“It should be asked whether a domestic airline will fly again in the kingdom or not,” Tu’i’onetoa said. “And if it flies how long before it is bankrupt just like the airlines in the past?”
The Prime Minister’s statement came after Real Tonga airline CEO Tevita Palu told Kaniva News the government had confirmed it would be starting its own domestic airline.
The Prime Minister did not explicitly deny Palu’s statement.
He said Real Tonga’s 33-seat Saab 340 had been damaged in a bird strike and replacing the damaged engine would cost US$3 million. It would take three months for it to reach Tonga. Palu had asked for the government to guarantee a US$3 million loan from Tonga Development Bank.

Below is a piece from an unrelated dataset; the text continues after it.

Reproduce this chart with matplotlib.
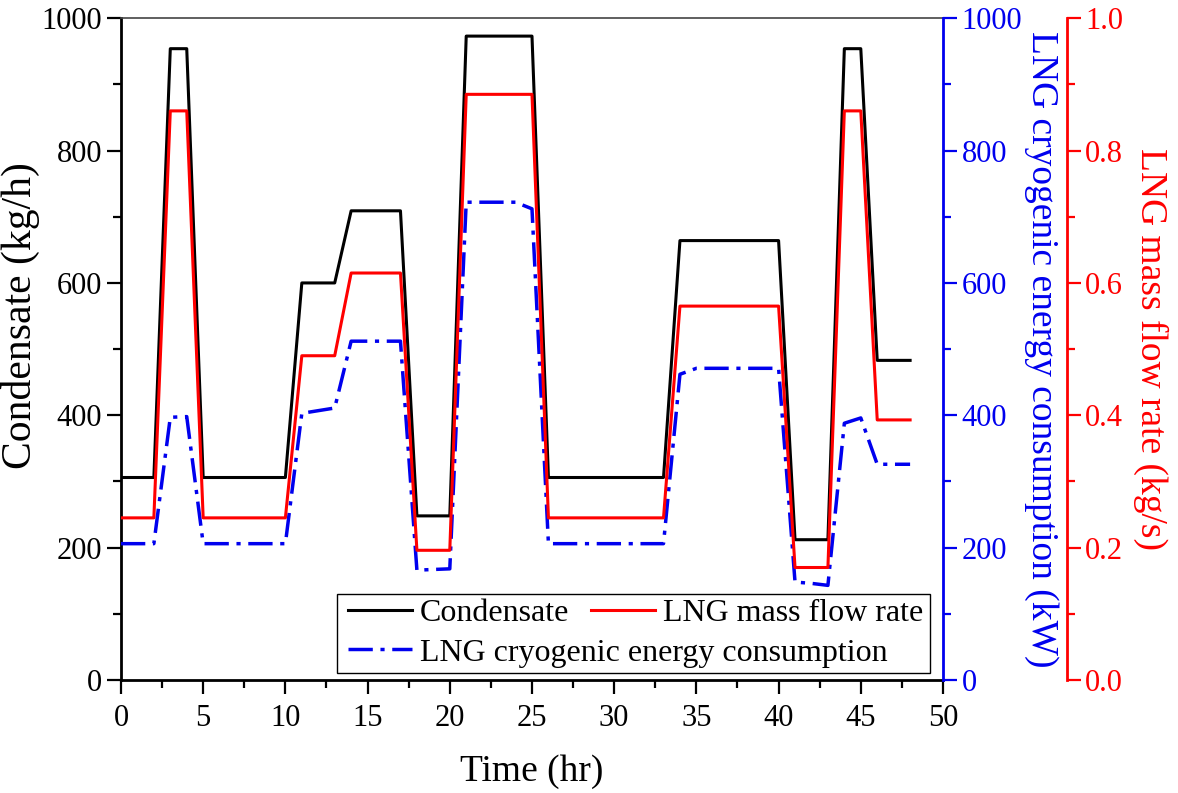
import matplotlib
matplotlib.use("Agg")
import matplotlib.pyplot as plt
from matplotlib.ticker import MultipleLocator, FormatStrFormatter
from matplotlib.lines import Line2D
from matplotlib.patches import Rectangle

plt.rcParams["font.family"] = ["Liberation Serif", "DejaVu Serif"]

# ---------------- data ----------------
hours = [0, 1, 2, 3, 4, 5, 6, 7, 8, 9, 10, 11, 12, 13, 14, 15, 16, 17, 18, 19, 20, 21, 22, 23, 24,
         25, 26, 27, 28, 29, 30, 31, 32, 33, 34, 35, 36, 37, 38, 39, 40, 41, 42, 43, 44, 45, 46, 47, 48]

condensate = [306, 306, 306, 954, 954, 306, 306, 306, 306, 306, 306, 600, 600, 600, 709, 709, 709,
              709, 248, 248, 248, 973, 973, 973, 973, 973, 306, 306, 306, 306, 306, 306, 306, 306,
              664, 664, 664, 664, 664, 664, 664, 212, 212, 212, 954, 954, 483, 483, 483]

lng_flow = [0.245, 0.245, 0.245, 0.86, 0.86, 0.245, 0.245, 0.245, 0.245, 0.245, 0.245, 0.49, 0.49,
            0.49, 0.615, 0.615, 0.615, 0.615, 0.196, 0.196, 0.196, 0.885, 0.885, 0.885, 0.885,
            0.885, 0.245, 0.245, 0.245, 0.245, 0.245, 0.245, 0.245, 0.245, 0.565, 0.565, 0.565,
            0.565, 0.565, 0.565, 0.565, 0.17, 0.17, 0.17, 0.86, 0.86, 0.393, 0.393, 0.393]

cryo_energy = [206, 206, 206, 397, 398, 206, 206, 206, 206, 206, 206, 403, 407, 411, 512, 512, 512,
               512, 166, 167, 168, 722, 722, 722, 722, 712, 206, 206, 206, 206, 206, 206, 206, 206,
               462, 471, 471, 471, 471, 471, 471, 148, 146, 143, 388, 396, 326, 326, 326]

BLUE = "#0000ee"
RED = "#ff0000"
TICK_FS = 22
LABEL_FS = 27
DASHDOT = (7, 2.2, 1.2, 2.2)

# ---------------- figure ----------------
fig = plt.figure(figsize=(11.78, 7.93), dpi=100)
ax = fig.add_axes([0.1027, 0.1425, 0.6978, 0.8345])
ax_b = ax.twinx()
ax_r = ax.twinx()

l_cond, = ax.plot(hours, condensate, color="black", lw=2.2, zorder=3)
l_flow, = ax_r.plot(hours, lng_flow, color=RED, lw=2.2)
l_cryo, = ax_b.plot(hours, cryo_energy, color=BLUE, lw=2.5, dashes=DASHDOT)

ax.set_xlim(0, 50)
ax.set_ylim(0, 1000)
ax_b.set_ylim(0, 1000)
ax_r.set_ylim(0, 1.0)

# left / bottom axis
ax.xaxis.set_major_locator(MultipleLocator(5))
ax.xaxis.set_minor_locator(MultipleLocator(2.5))
ax.yaxis.set_major_locator(MultipleLocator(200))
ax.yaxis.set_minor_locator(MultipleLocator(100))
ax.tick_params(which="both", direction="out", width=1.6, labelsize=TICK_FS, top=False, right=False)
ax.tick_params(which="major", length=10)
ax.tick_params(which="minor", length=6)
ax.tick_params(axis="x", pad=7)
ax.spines["left"].set_linewidth(2)
ax.spines["bottom"].set_linewidth(2)
ax.spines["top"].set_linewidth(1.2)
ax.spines["top"].set_color("#444444")
ax.spines["right"].set_visible(False)
ax.set_xlabel("Time (hr)", fontsize=LABEL_FS, labelpad=16)
ax.set_ylabel("Condensate (kg/h)", fontsize=30)
ax.yaxis.set_label_coords(-0.099, 0.55)

# blue axis (on the frame edge)
ax_b.yaxis.set_major_locator(MultipleLocator(200))
ax_b.yaxis.set_minor_locator(MultipleLocator(100))
ax_b.spines["right"].set_color(BLUE)
ax_b.spines["right"].set_linewidth(2)
for s in ("left", "top", "bottom"):
    ax_b.spines[s].set_visible(False)
ax_b.tick_params(which="both", direction="out", colors=BLUE, width=1.6, labelsize=TICK_FS)
ax_b.tick_params(which="major", length=10)
ax_b.tick_params(which="minor", length=6)
ax_b.set_ylabel("LNG cryogenic energy consumption (kW)", color=BLUE, fontsize=LABEL_FS,
                rotation=270, labelpad=26)

# red axis (offset outward)
ax_r.spines["right"].set_position(("outward", 89))
ax_r.yaxis.set_major_locator(MultipleLocator(0.2))
ax_r.yaxis.set_minor_locator(MultipleLocator(0.1))
ax_r.yaxis.set_major_formatter(FormatStrFormatter("%.1f"))
ax_r.spines["right"].set_color(RED)
ax_r.spines["right"].set_linewidth(2)
for s in ("left", "top", "bottom"):
    ax_r.spines[s].set_visible(False)
ax_r.tick_params(which="both", direction="out", colors=RED, width=1.6, labelsize=TICK_FS)
ax_r.tick_params(which="major", length=10)
ax_r.tick_params(which="minor", length=6)
ax_r.set_ylabel("LNG mass flow rate (kg/s)", color=RED, fontsize=LABEL_FS,
                rotation=270, labelpad=32)

# legend: two rows, drawn as two frameless legends inside one box
leg_kw = dict(frameon=False, fontsize=23, handlelength=2.0, handletextpad=0.25,
              columnspacing=0.7, borderpad=0.1, borderaxespad=0)
leg1 = ax_r.legend([l_cond, l_flow], ["Condensate", "LNG mass flow rate"], ncol=2,
                   loc="upper left", bbox_to_anchor=(0.272, 0.128), **leg_kw)
ax_r.add_artist(leg1)
blue_handle = Line2D([], [], color=BLUE, lw=2.5, dashes=DASHDOT)
ax_r.legend([blue_handle], ["LNG cryogenic energy consumption"],
            loc="upper left", bbox_to_anchor=(0.272, 0.068), **leg_kw)
ax_r.add_patch(Rectangle((0.263, 0.0106), 0.721, 0.120, transform=ax_r.transAxes,
                         fill=False, edgecolor="black", lw=1.0, zorder=5))

fig.savefig("out.png", dpi=100)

The China-built Harbin Y-12 and Xian MA60, which were given to Tonga by China in 2013 and leased to Real Tonga, will be returned to the government.
“The MA60 cannot be operated because it has been stationary for a long time and Real Tonga cannot afford to pay for its Certificate of Airworthiness to allow it to fly,” the prime minister said.
It was estimated it would cost millions before it could fly again. It could not fly in the next 12 months.
The Y-12 had 18 or 19 seats, but only 11 seats could be used. It needed parts from Australia before it could fly. It needed two to three weeks for parts to arrive.
“You asked me what is the government’s plan for its airline?” the Prime Minister said. “After you look at the conditions, do you think someone would be willing to be involved in operating an airline if he had a sensible mind?”